■ **Written task**: Gather all lines in the records below that include the word "this".

+ + + + +

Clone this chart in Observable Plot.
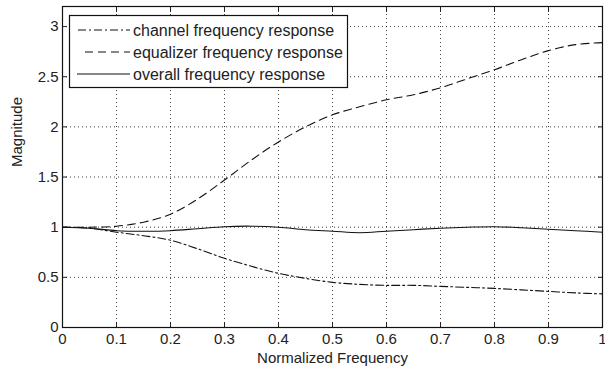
<!DOCTYPE html>
<html>
<head>
<meta charset="utf-8">
<script src="https://cdn.jsdelivr.net/npm/d3@7"></script>
<script src="https://cdn.jsdelivr.net/npm/@observablehq/plot@0.6"></script>
<style>
  html, body { margin: 0; padding: 0; background: #fff; }
  #chart { width: 605px; height: 375px; position: relative; }
</style>
</head>
<body>
<div id="chart"></div>
<script>
// Normalized frequency sample points
const freq = [0, 0.05, 0.1, 0.15, 0.2, 0.25, 0.3, 0.35, 0.4, 0.45, 0.5, 0.55, 0.6, 0.65, 0.7, 0.75, 0.8, 0.85, 0.9, 0.95, 1.0];
// Series values
const channel   = [1.00, 0.99, 0.95, 0.915, 0.87, 0.785, 0.69, 0.61, 0.54, 0.49, 0.45, 0.43, 0.42, 0.42, 0.41, 0.40, 0.39, 0.375, 0.36, 0.345, 0.335];
const equalizer = [1.00, 1.00, 1.01, 1.05, 1.13, 1.28, 1.47, 1.67, 1.85, 2.00, 2.12, 2.20, 2.27, 2.32, 2.39, 2.48, 2.57, 2.67, 2.76, 2.82, 2.84];
const overall   = [1.00, 0.99, 0.965, 0.96, 0.965, 0.985, 1.005, 1.01, 1.00, 0.975, 0.96, 0.945, 0.96, 0.975, 0.99, 1.00, 1.005, 0.995, 0.98, 0.965, 0.95];
// Tick values and labels
const xTicks = [0, 0.1, 0.2, 0.3, 0.4, 0.5, 0.6, 0.7, 0.8, 0.9, 1];
const xTickLabels = ["0", "0.1", "0.2", "0.3", "0.4", "0.5", "0.6", "0.7", "0.8", "0.9", "1"];
const yTicks = [0, 0.5, 1, 1.5, 2, 2.5, 3];
const yTickLabels = ["0", "0.5", "1", "1.5", "2", "2.5", "3"];
const seriesNames = ["channel frequency response", "equalizer frequency response", "overall frequency response"];
const xTitle = "Normalized Frequency";
const yTitle = "Magnitude";

const dashes = ["8,3,2,3", "8,5", null];
const seriesValues = [channel, equalizer, overall];

const xFmt = d => xTickLabels[xTicks.indexOf(d)];
const yFmt = d => yTickLabels[yTicks.indexOf(d)];
const blank = () => "";

const lineMarks = seriesValues.map((vals, s) =>
  Plot.line(freq, {
    x: d => d,
    y: (d, i) => vals[i],
    stroke: "#111",
    strokeWidth: 1.1,
    strokeDasharray: dashes[s] || undefined,
    curve: "catmull-rom"
  })
);

const chart = Plot.plot({
  width: 605,
  height: 375,
  marginLeft: 62,
  marginRight: 3,
  marginTop: 6,
  marginBottom: 48,
  style: {fontFamily: "'Liberation Sans', Arial, sans-serif", fontSize: "14px", background: "#fff", color: "#222"},
  x: {domain: [0, 1]},
  y: {domain: [0, 3.2]},
  marks: [
    Plot.gridX(xTicks, {stroke: "#000", strokeOpacity: 0.75, strokeDasharray: "1,3"}),
    Plot.gridY(yTicks, {stroke: "#000", strokeOpacity: 0.75, strokeDasharray: "1,3"}),
    // inward tick marks on all four sides
    Plot.axisX(xTicks, {anchor: "bottom", tickSize: 5, dy: -5, tickFormat: blank, label: null}),
    Plot.axisX(xTicks, {anchor: "top", tickSize: 5, dy: 5, tickFormat: blank, label: null}),
    Plot.axisY(yTicks, {anchor: "left", tickSize: 5, dx: 5, tickFormat: blank, label: null}),
    Plot.axisY(yTicks, {anchor: "right", tickSize: 5, dx: -5, tickFormat: blank, label: null}),
    // tick labels
    Plot.axisX(xTicks, {anchor: "bottom", tickSize: 0, tickPadding: 6, tickFormat: xFmt, label: null, fontSize: 15}),
    Plot.axisY(yTicks, {anchor: "left", tickSize: 0, tickPadding: 4, tickFormat: yFmt, label: null, fontSize: 15}),
    ...lineMarks,
    Plot.frame({stroke: "#111", strokeWidth: 1.2}),
    Plot.text([xTitle], {frameAnchor: "bottom", dy: 31, fontSize: 15, lineAnchor: "middle"}),
    Plot.text([yTitle], {frameAnchor: "left", dx: -45, rotate: -90, fontSize: 15, lineAnchor: "middle"})
  ]
});

document.getElementById("chart").appendChild(chart);

// Legend box drawn inside the plot area (upper left)
const svg = d3.select(chart);
const lg = svg.append("g")
  .attr("font-family", "'Liberation Sans', Arial, sans-serif")
  .attr("font-size", 16)
  .attr("text-anchor", "start")
  .attr("fill", "#222");
lg.append("rect").attr("x", 69.5).attr("y", 15.5).attr("width", 278).attr("height", 72)
  .attr("fill", "#fff").attr("stroke", "#111").attr("stroke-width", 1.2);
const rowY = [30, 52, 74];
const lineStart = [78, 85, 77];
seriesNames.forEach((name, i) => {
  const ln = lg.append("line").attr("x1", lineStart[i]).attr("x2", 130).attr("y1", rowY[i]).attr("y2", rowY[i])
    .attr("stroke", "#111").attr("stroke-width", 1.1);
  if (dashes[i]) ln.attr("stroke-dasharray", dashes[i]);
  lg.append("text").attr("x", 133).attr("y", rowY[i]).attr("dy", "0.35em").attr("text-anchor", "start").text(name);
});
</script>
</body>
</html>
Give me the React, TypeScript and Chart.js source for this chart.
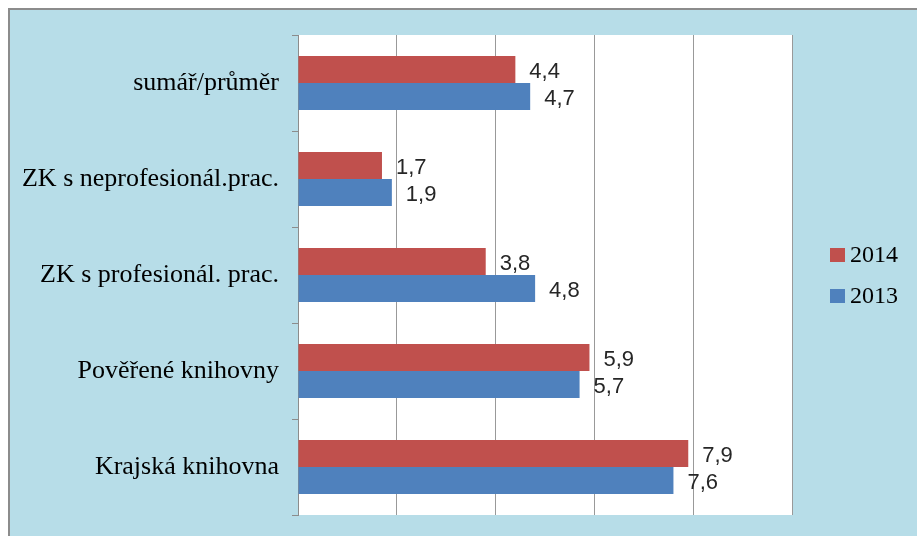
import React, { useEffect, useRef } from "react";
import { Chart, registerables } from "chart.js";

Chart.register(...registerables);

const categories = [
  "sumář/průměr",
  "ZK s neprofesionál.prac.",
  "ZK s profesionál. prac.",
  "Pověřené knihovny",
  "Krajská knihovna",
];
const seriesNames = ["2014", "2013"];
const values2014 = [4.4, 1.7, 3.8, 5.9, 7.9];
const values2013 = [4.7, 1.9, 4.8, 5.7, 7.6];
const colors = ["#c0504d", "#4f81bd"];

const plotBgPlugin = {
  id: "plotBg",
  beforeDraw(chart: any) {
    const { ctx, chartArea } = chart;
    ctx.save();
    ctx.fillStyle = "#ffffff";
    ctx.fillRect(
      chartArea.left,
      chartArea.top,
      chartArea.right - chartArea.left,
      chartArea.bottom - chartArea.top
    );
    ctx.restore();
  },
};

const dataLabelPlugin = {
  id: "dataLabels",
  afterDatasetsDraw(chart: any) {
    const ctx = chart.ctx;
    ctx.save();
    ctx.font = '22px "Liberation Sans"';
    ctx.fillStyle = "#262626";
    ctx.textBaseline = "middle";
    ctx.textAlign = "left";
    chart.data.datasets.forEach((ds: any, di: number) => {
      const meta = chart.getDatasetMeta(di);
      meta.data.forEach((bar: any, i: number) => {
        const v = ds.data[i];
        ctx.fillText(String(v).replace(".", ","), bar.x + 14, bar.y + 2);
      });
    });
    ctx.restore();
  },
};

const legendPlugin = {
  id: "customLegend",
  afterDraw(chart: any) {
    const ctx = chart.ctx;
    ctx.save();
    const x0 = 830;
    const rows = [255, 296];
    ctx.font = '24px "Liberation Serif"';
    ctx.textBaseline = "middle";
    ctx.textAlign = "left";
    seriesNames.forEach((name, i) => {
      const cy = rows[i];
      ctx.fillStyle = colors[i];
      ctx.fillRect(x0, cy - 7, 15, 14);
      ctx.fillStyle = "#000";
      ctx.fillText(name, x0 + 20, cy + 1);
    });
    ctx.restore();
  },
};

export default function App() {
  const ref = useRef<HTMLCanvasElement | null>(null);
  useEffect(() => {
    if (!ref.current) return;
    const chart = new Chart(ref.current, {
      type: "bar",
      data: {
        labels: categories,
        datasets: [
          {
            label: seriesNames[0],
            data: values2014,
            backgroundColor: colors[0],
            categoryPercentage: 0.5625,
            barPercentage: 1.0,
          },
          {
            label: seriesNames[1],
            data: values2013,
            backgroundColor: colors[1],
            categoryPercentage: 0.5625,
            barPercentage: 1.0,
          },
        ],
      },
      options: {
        indexAxis: "y",
        responsive: false,
        animation: false,
        layout: { padding: { top: 35, bottom: 21, right: 125, left: 0 } },
        plugins: {
          legend: { display: false },
          tooltip: { enabled: false },
          title: { display: false },
        },
        scales: {
          x: {
            min: 0,
            max: 10,
            ticks: { stepSize: 2, display: false },
            grid: { color: "#999999", drawTicks: false, lineWidth: 1 },
            border: { display: false },
            afterFit: (scale: any) => {
              scale.height = 0;
            },
          },
          y: {
            grid: {
              drawOnChartArea: false,
              drawTicks: true,
              tickLength: 6,
              color: "#8c8c8c",
              offset: true,
            },
            border: { display: true, color: "#8c8c8c" },
            ticks: {
              color: "#000",
              padding: 13,
              font: { family: '"Liberation Serif"', size: 26 },
            },
            afterFit: (scale: any) => {
              scale.width = 298;
              scale.paddingTop = 0;
              scale.paddingBottom = 0;
            },
          },
        },
      },
      plugins: [plotBgPlugin, dataLabelPlugin, legendPlugin],
    } as any);
    return () => chart.destroy();
  }, []);

  return (
    <div>
      <div
        style={{
          position: "fixed",
          left: 8,
          top: 8,
          width: 909,
          height: 528,
          boxSizing: "border-box",
          background: "#b7dde8",
          borderLeft: "2px solid #8c8c8c",
          borderTop: "2px solid #8c8c8c",
        }}
      />
      <canvas
        ref={ref}
        width={917}
        height={536}
        style={{ position: "fixed", left: 0, top: 0, width: 917, height: 536 }}
      />
    </div>
  );
}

+ + + + +

■ **Exercise output**:
Clone this chart in Observable Plot.
Give me the React, TypeScript and Chart.js source for this chart.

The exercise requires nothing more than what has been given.